ただし、メールマガジンは多くの企業が配信しているために埋もれてしまいやすく、開封率が低いというデメリットがあります。また、メール本文の内容によっては迷惑メールにフィルタリングされる可能性がある点も知っておきましょう。

SNS運用をおこなう

3つ目は、SNS運用をおこなう方法。

従来は、マス広告やインターネット広告などで一方的な宣伝をおこなう方法が主流でした。しかし、近年はインターネットやスマートフォンが普及したことによって、消費者の中で情報が拡散していく時代へと移り変わっています。

SNSにもさまざまな種類がありますが、複数のSNSを活用することによって効率的に情報を広めることが可能。消費者とのコミュニケーションも取りやすいので、商品やサービスの魅力を詳細に伝えることができるとともに、安心感や信頼感を与えられます。費用をかけずに運用することもできるので、「販促コストが限られている」という企業が取り入れやすいのもメリットです。

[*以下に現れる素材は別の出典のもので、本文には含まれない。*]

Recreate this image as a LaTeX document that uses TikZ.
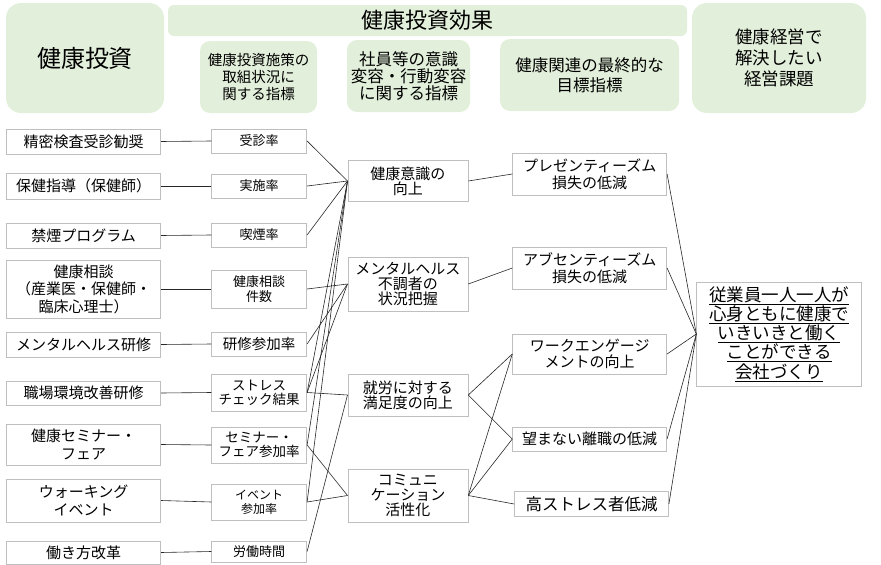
\documentclass[tikz,border=0pt]{standalone}
\usepackage{fontspec}
\setmainfont{Noto Sans CJK JP}
\usepackage{xcolor}
\definecolor{hdrgreen}{HTML}{E2EFDA}
\definecolor{boxgray}{HTML}{BFBFBF}

\newcommand{\fs}[2]{\fontsize{#1}{#2}\selectfont}

\begin{document}
\begin{tikzpicture}[x=1pt,y=-1pt,
    hdr/.style={fill=hdrgreen, draw=none, rounded corners=10pt, align=center, inner sep=0pt},
    item/.style={draw=boxgray, line width=0.8pt, fill=white, align=center, inner sep=0pt},
    leftbox/.style={item, minimum width=154pt, font=\fs{15}{17.5}},
    kpibox/.style={item, minimum width=95pt, font=\fs{13}{14.5}},
    effbox/.style={item, minimum width=120pt, font=\fs{15}{15}},
    goalbox/.style={item, minimum width=154pt, font=\fs{15}{16.5}},
    link/.style={draw=black!85, line width=0.6pt}]
  \useasboundingbox (0,0) rectangle (881,565);

  % Header boxes
  \node[hdr, rounded corners=15pt, minimum width=158pt, minimum height=110pt, font=\fs{24}{28}] (invest) at (85,58) {健康投資};
  \node[hdr, rounded corners=6pt, minimum width=519pt, minimum height=31pt, font=\fs{22}{24}] (effect) at (427.5,20.5) {健康投資効果};
  \node[hdr, minimum width=117pt, minimum height=72pt, font=\fs{14.5}{16.7}] (sub1) at (258.5,77) {健康投資施策の\\取組状況に\\関する指標};
  \node[hdr, minimum width=123pt, minimum height=72pt, font=\fs{16.5}{16.8}] (sub2) at (408.5,76) {社員等の意識\\変容・行動変容\\に関する指標};
  \node[hdr, minimum width=179pt, minimum height=72pt, font=\fs{16.5}{20}] (sub3) at (589.5,75) {健康関連の最終的な\\目標指標};
  \node[hdr, rounded corners=15pt, minimum width=174pt, minimum height=110pt, font=\fs{17.5}{21}] (issue) at (779,58) {健康経営で\\解決したい\\経営課題};

  % Left column: measures
  \node[leftbox, minimum height=25pt] (seimitsu) at (83.7,141.5) {精密検査受診勧奨};
  \node[leftbox, minimum height=26pt] (hokenshido) at (83.7,186) {保健指導（保健師）};
  \node[leftbox, minimum height=25pt] (kinen) at (83.7,235.5) {禁煙プログラム};
  \node[leftbox, minimum height=58pt] (soudan) at (83.7,289) {健康相談\\（産業医・保健師・\\臨床心理士）};
  \node[leftbox, minimum height=25pt] (mhkenshu) at (83.7,344.5) {メンタルヘルス研修};
  \node[leftbox, minimum height=24pt] (shokuba) at (83.7,393) {職場環境改善研修};
  \node[leftbox, minimum height=41pt] (seminar) at (83.7,444.5) {健康セミナー・\\フェア};
  \node[leftbox, minimum height=43pt] (walking) at (83.7,500.5) {ウォーキング\\イベント};
  \node[leftbox, minimum height=23pt] (hatarakikata) at (83.7,552.5) {働き方改革};

  % Second column: indicators
  \node[kpibox, minimum height=24pt] (jushin) at (259.2,141) {受診率};
  \node[kpibox, minimum height=24pt] (jisshi) at (259.2,186) {実施率};
  \node[kpibox, minimum height=24pt] (kitsuen) at (259.2,235) {喫煙率};
  \node[kpibox, minimum height=38pt] (soudanken) at (259.2,289) {健康相談\\件数};
  \node[kpibox, minimum height=24pt, font=\fs{14.5}{16}] (kenshusanka) at (259.2,344) {研修参加率};
  \node[kpibox, minimum height=37pt, font=\fs{13.5}{14}] (stress) at (259.2,392.5) {ストレス\\チェック結果};
  \node[kpibox, minimum height=36pt, font=\fs{13.5}{14}] (seminarsanka) at (259.2,445) {セミナー・\\フェア参加率};
  \node[kpibox, minimum height=36pt, font=\fs{12}{14}] (eventsanka) at (259.2,502) {イベント\\参加率};
  \node[kpibox, minimum height=21pt] (roudou) at (259.2,551.5) {労働時間};

  % Third column: awareness and behaviour
  \node[effbox, minimum height=41pt] (ishiki) at (407.9,181) {健康意識の\\向上};
  \node[effbox, minimum height=54pt] (mental) at (407.9,284) {メンタルヘルス\\不調者の\\状況把握};
  \node[effbox, minimum height=42pt] (manzoku) at (407.9,395) {就労に対する\\満足度の向上};
  \node[effbox, minimum height=53pt] (comm) at (407.9,495.5) {コミュニ\\ケーション\\活性化};

  % Fourth column: final goals
  \node[goalbox, minimum height=42pt] (presen) at (589.7,174) {プレゼンティーズム\\損失の低減};
  \node[goalbox, minimum height=42pt] (absen) at (589.7,268) {アブセンティーズム\\損失の低減};
  \node[goalbox, minimum height=40pt] (engage) at (589.7,354) {ワークエンゲージ\\メントの向上};
  \node[goalbox, minimum height=24pt] (rishoku) at (589.7,439) {望まない離職の低減};
  \node[goalbox, minimum height=25pt, font=\fs{16.5}{18}] (kostress) at (591.5,504) {高ストレス者低減};

  % Management issue
  \node[item, minimum width=165pt, minimum height=104pt, font=\fs{17.5}{19.3}] (company) at (779.2,334)
    {\underline{従業員一人一人が}\\\underline{心身ともに健康で}\\\underline{いきいきと働く}\\\underline{ことができる}\\\underline{会社づくり}};

  % Measures to indicators
  \draw[link] (seimitsu.east) -- (jushin.west);
  \draw[link] (hokenshido.east) -- (jisshi.west);
  \draw[link] (kinen.east) -- (kitsuen.west);
  \draw[link] (soudan.east) -- (soudanken.west);
  \draw[link] (mhkenshu.east) -- (kenshusanka.west);
  \draw[link] (shokuba.east) -- (stress.west);
  \draw[link] (seminar.east) -- (seminarsanka.west);
  \draw[link] (walking.east) -- (eventsanka.west);
  \draw[link] (hatarakikata.east) -- (roudou.west);

  % Indicators to awareness
  \draw[link] (jushin.east) -- (ishiki.west);
  \draw[link] (jisshi.east) -- (ishiki.west);
  \draw[link] (kitsuen.east) -- (ishiki.west);
  \draw[link] (stress.east) -- (ishiki.west);
  \draw[link] (seminarsanka.east) -- (ishiki.west);
  \draw[link] (eventsanka.east) -- (ishiki.west);
  \draw[link] (soudanken.east) -- (mental.west);
  \draw[link] (kenshusanka.east) -- (mental.west);
  \draw[link] (stress.east) -- (mental.west);
  \draw[link] (stress.east) -- (manzoku.west);
  \draw[link] (roudou.east) -- (manzoku.west);
  \draw[link] (seminarsanka.east) -- (comm.west);
  \draw[link] (eventsanka.east) -- (comm.west);

  % Awareness to goals
  \draw[link] (ishiki.east) -- (presen.west);
  \draw[link] (mental.east) -- (absen.west);
  \draw[link] (manzoku.east) -- (engage.west);
  \draw[link] (manzoku.east) -- (rishoku.west);
  \draw[link] (comm.east) -- (engage.west);
  \draw[link] (comm.east) -- (rishoku.west);
  \draw[link] (comm.east) -- (kostress.west);

  % Goals to issue
  \draw[link] (presen.east) -- (company.west);
  \draw[link] (absen.east) -- (company.west);
  \draw[link] (engage.east) -- (company.west);
  \draw[link] (rishoku.east) -- (company.west);
  \draw[link] (kostress.east) -- (company.west);
\end{tikzpicture}
\end{document}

ただし、運用による効果が出るまでにある程度の時間がかかるのがデメリット。消費者からの信頼感を得るためには、中長期的な視野で運用する必要があります。また、投稿内容によっては炎上してしまうリスクもあるので、安易な投稿をしないよう注意が必要です。

イベントを開催して集客を図る

4つ目は、イベントを開催して集客を図る方法。

「イベント販促」とも呼ばれている手法で、具体的なイベント内容は業種や目的によって多種多様です。具体的には、ノベルティの配布や試食会、参加型のゲームを開催したり子ども向けのパフォーマンスを用意するといった内容が挙げられます。

イベント販促は、来場してくれた消費者に対して、商品やサービスを直接体験してもらえるのがメリット。場合によってはその場で売上につなげることもできます。消費者の反応を直接確かめられるので、より消費者目線に立った事業運営に役立てることが可能です。

しかし、イベント販促では、イベントを開催するための手間や費用がかかりやすいというデメリットがあります。想像以上に来場者数が少ないと思ったような成果が出ないケースもあるため、開催場所や時間帯などを含めて入念に計画しておくことが大切です。

チラシやDMを配布する

チラシは、街中で消費者に対して直接チラシを配布したり、新聞に折り込んで消費者の自宅に届けたりすることで、集客や購買を促す手法。地域に密着した販促ができるので、コストを抑えつつターゲットを絞り込んでアピールすることが可能です。一度に配布できる枚数も多いので、より高い集客効果が期待できます。

DMは、チラシのように不特定の消費者にアピールする方法と違い、顧客情報をもとにターゲットを指定してハガキやパンフレットなどを自宅に送付する方法。チラシよりもコストはかかりがちですが、盛り込める情報量が多いため伝えたい内容を網羅的に伝達できるのがメリット。また、はがきのDMであれば、ひと手間かけて自筆でメッセージを書き込むと、顧客の目に留まりやすくなるとされています。

ただし、封書や圧着ハガキでは開封率が低くなるとされているので、場合によってはチラシを選んだほうがよいケースもあります。

まとめ

ここでは、販促戦略の概要やSTP分析の方法、効果的な販促戦略の具体例について説明しました。

成果の出る販促をするためには、市場をしっかり分析したうえで、販促の具体例を参考に独自性のある手法を考えることが重要です。ここで説明した内容を参考にして、集客力や売上アップにつながる販促を考えられるようにしておきましょう。